Should gays have a right to marry? Should we pass rules to limit abortions after 20 weeks? How do we make decisions about rights, and the rules that secure them?
Some speak rhetorically of their favorite rights, calling them “natural”, or “inherent”, or “God given”. But they usually imply “rights as they are now”. If someone claimed a “God given” right to abort her pregnancy, how could it be proved or disproved? The claim is rhetorical.
When Jesus was asked which rule was the greatest, he said, “You shall love the Lord your God with all your heart, with all your soul, and with all your mind. This is the first and great commandment. And the second is like it: you shall love your neighbor as yourself. On these two commandments hang all the Law and the Prophets.” (Matthew 22:37-40).

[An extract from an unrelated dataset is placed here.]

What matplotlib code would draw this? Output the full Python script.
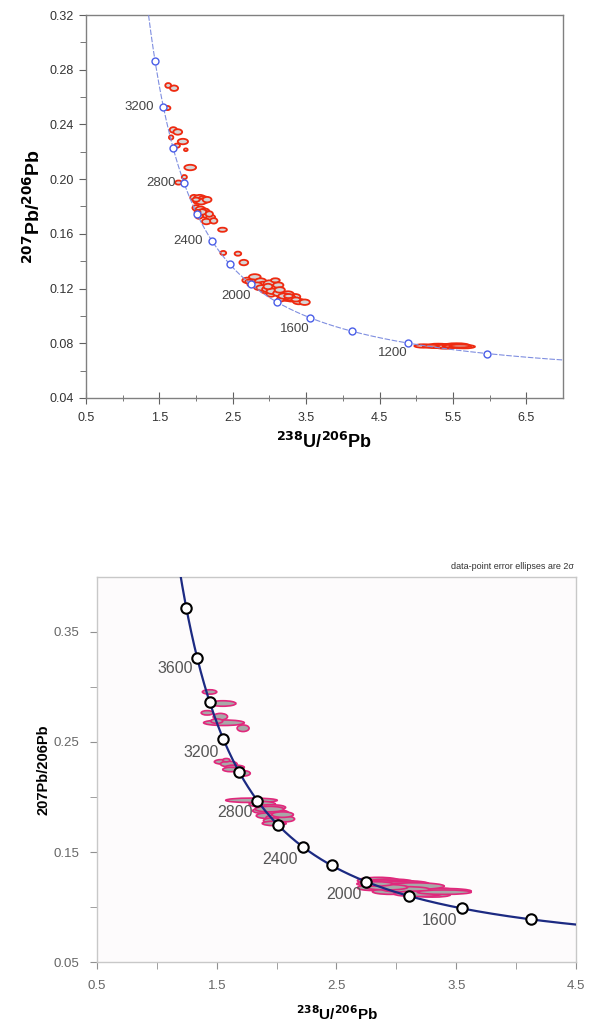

To rephrase this in humanist terms, “Love good. And love good for others as you love it for yourself. All other rules derive from these two.”
The object of ethics is moral good, for everyone. Moral judgment attempts to weigh the real benefits and harms that will follow if one option is chosen over another. Moral judgment is the only legitimate criteria for judging rules and rights.
Our knowledge is always incomplete. Good and honest people may disagree. The best we can do is gather information, consider different options, make our best estimate of the moral effects, and vote democratically to establish a working rule. Once we have actual experience, we may repeat the process to alter or replace the rule.
Some suggest rights are “fixed” and “eternal”. If that is true, then one must admit that our understanding of this perfect, ideal set of rights is not fixed, but evolving. We were once convinced that owning slaves was a “right”. Perhaps it was defended as “inherent”, “natural”, or “God given” at the time. But it was condemned by moral judgment. The unnecessary harms inflicted upon the persons could not be justified.
Moral judgment offers no simple answers. But it does clarify the question.